Republicans see the debt ceiling as an opportunity to pressure the president to make spending cuts. But the timing is especially frustrating for the president because raising the debt ceiling is the government’s way of borrowing the money Congress has already agreed to spend. So by pressuring Obama, Congress is giving the president a hard time for raising the money to pay for Congress’ own actions.

House Ways and Means Committee chairman Rep. Dave Camp, R- Mich., in the Republican response to Obama’s weekend address, said simply raising the debt ceiling isn’t the answer — major spending cuts are.

“Many of our Democrat colleagues just don’t seem to get it,” Camp said. “Throughout the fiscal cliff discussions, the President and the Democrats who control Washington repeatedly refused to take any meaningful steps to make Washington live within its means. That position is irresponsible and fails to acknowledge what every family in America already knows — when you have no more money in your account and your credit cards are maxed out, then the spending must stop.”

But as the president sees it, the debt ceiling battle is not the time to have major negotiations over spending cuts — and when he tried to do that with the fiscal cliff negotiations, House Speaker John Boehner failed to rise to the occasion and get enough Republican votes on tax hikes to go along with Obama’s agreement to cut spending.

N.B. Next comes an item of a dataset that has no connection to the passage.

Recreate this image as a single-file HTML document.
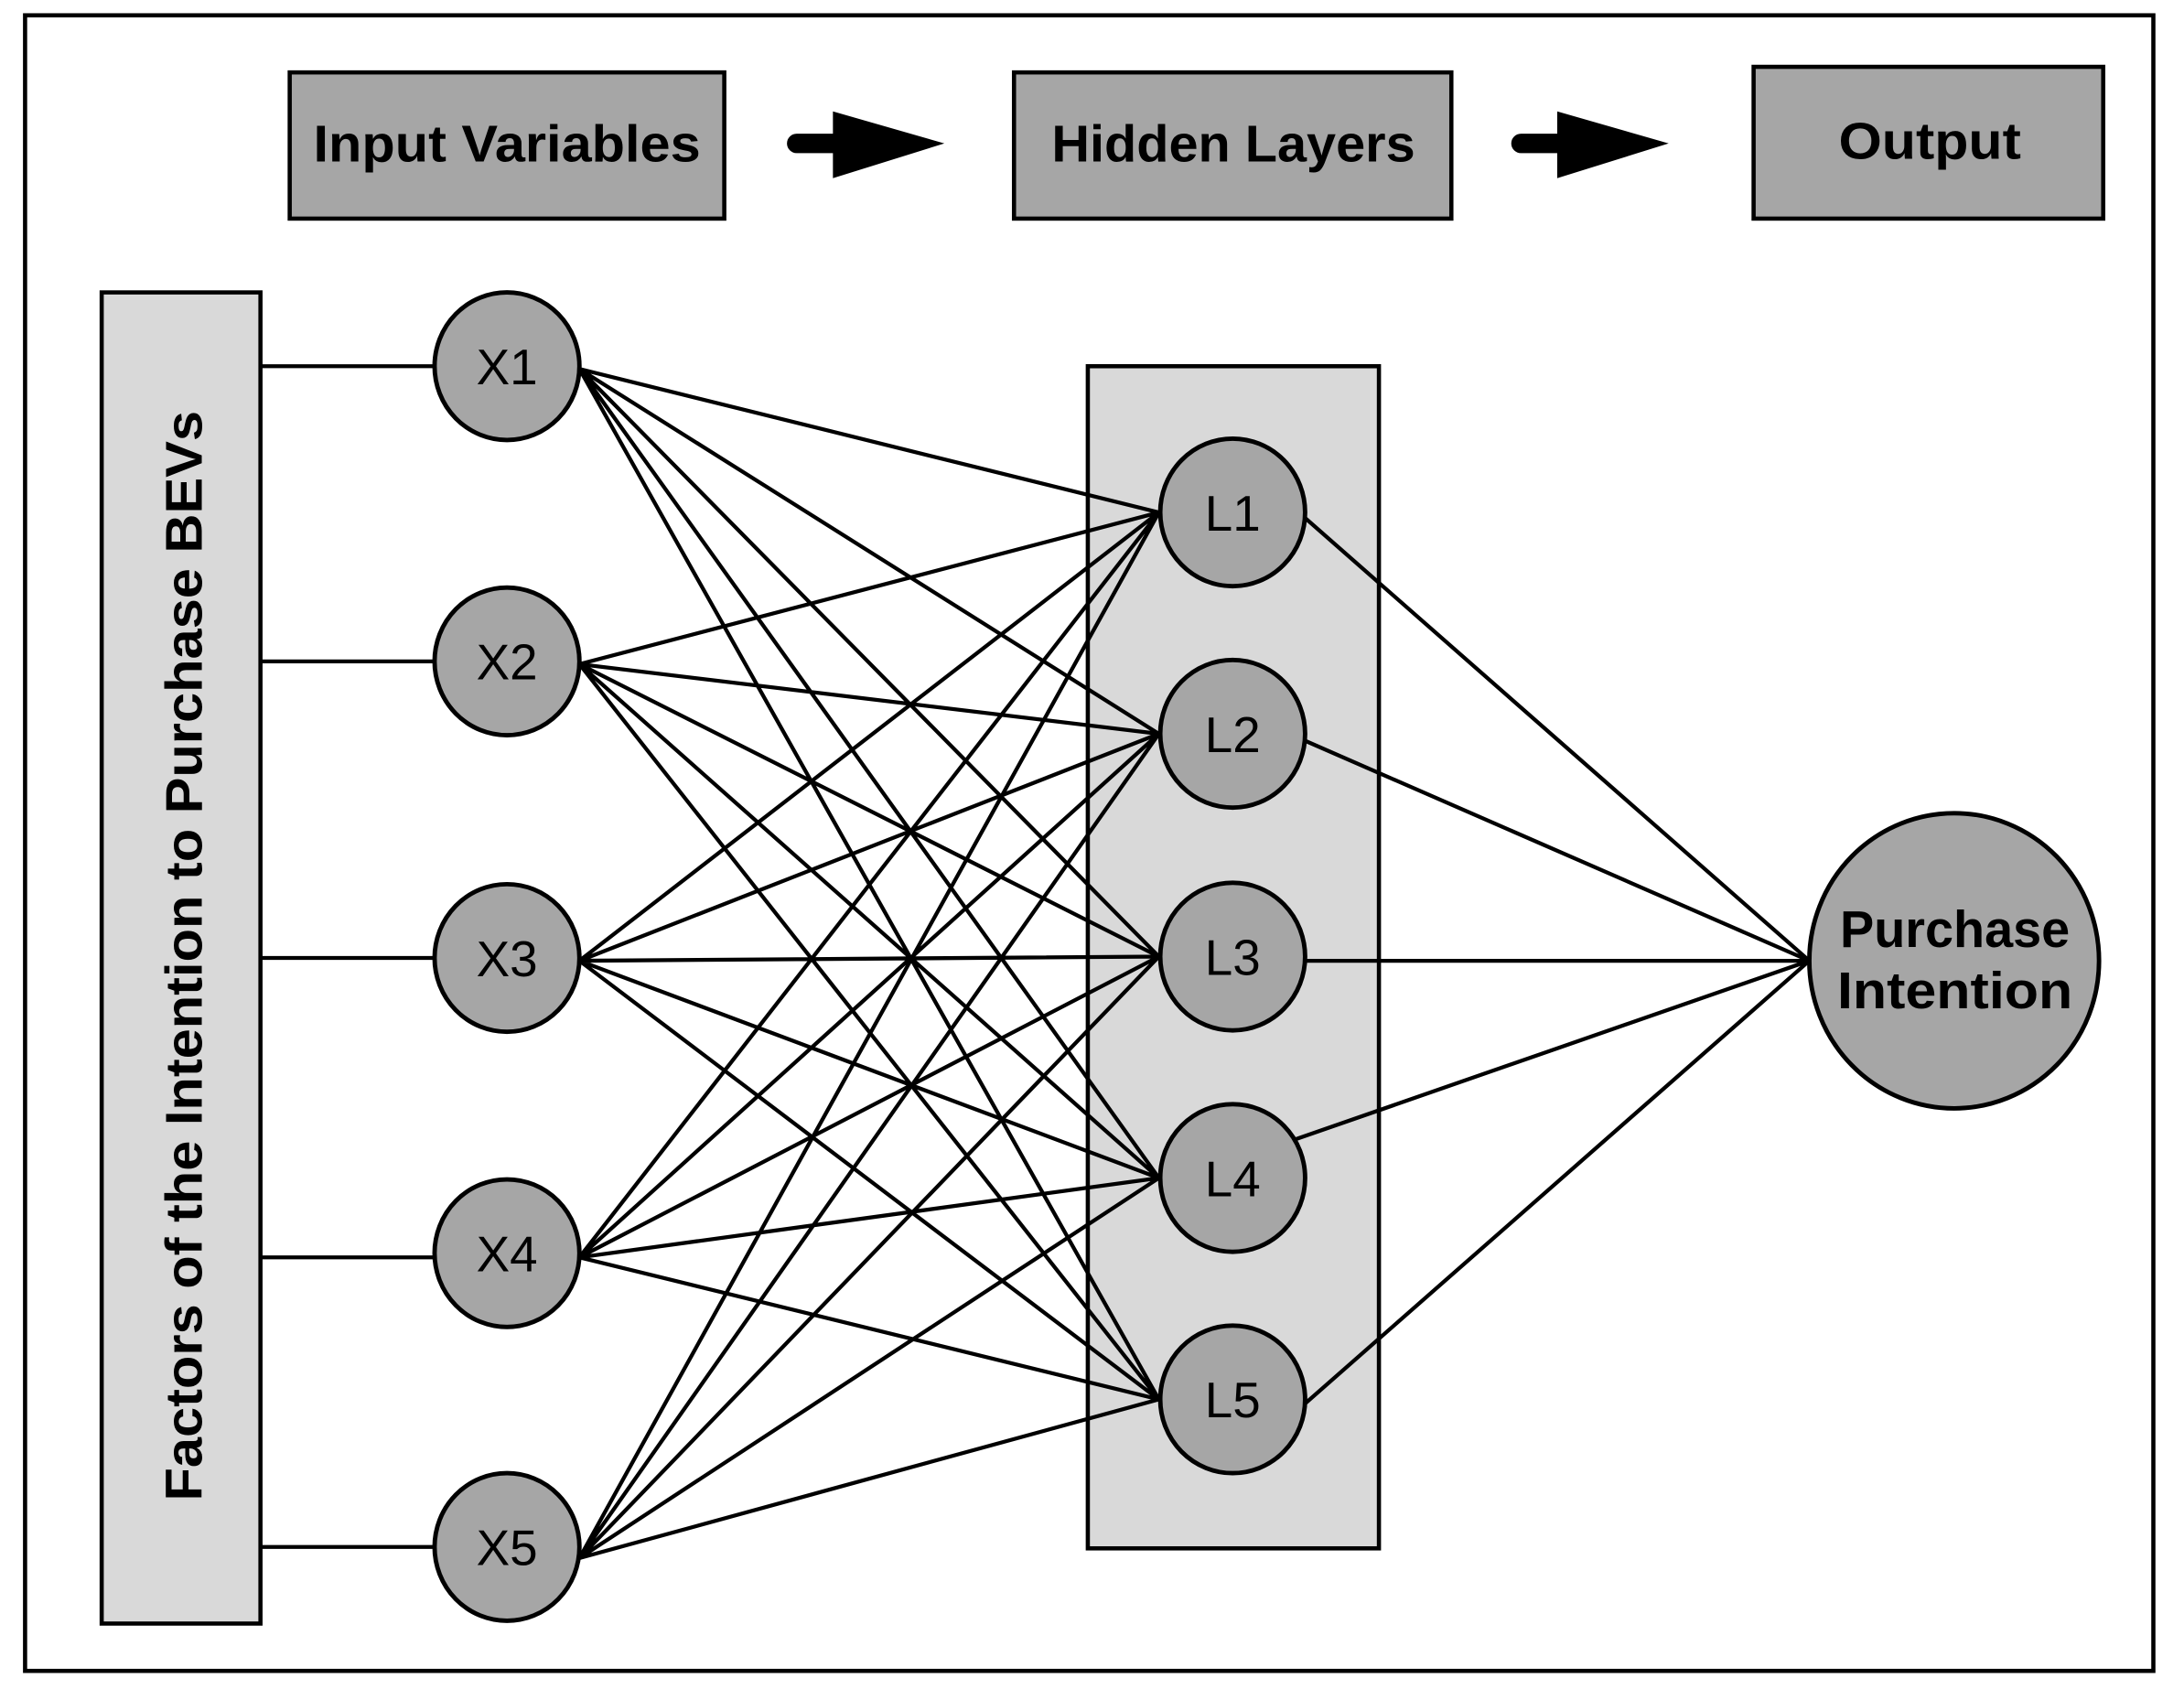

If the government can’t raise the debt ceiling, the government may have to cancel spending or temporarily shut down.

Raising the debt ceiling didn’t become a contentious political issue until Obama took office, which must be galling to him as he looks back on how often it was done by his predecessors. The ceiling has been raised 74 times since 1962 — including 18 times under Republican hero Ronald Reagan, eight times under Bill Clinton, and seven times under George W. Bush. Obama has only done it three time thus far.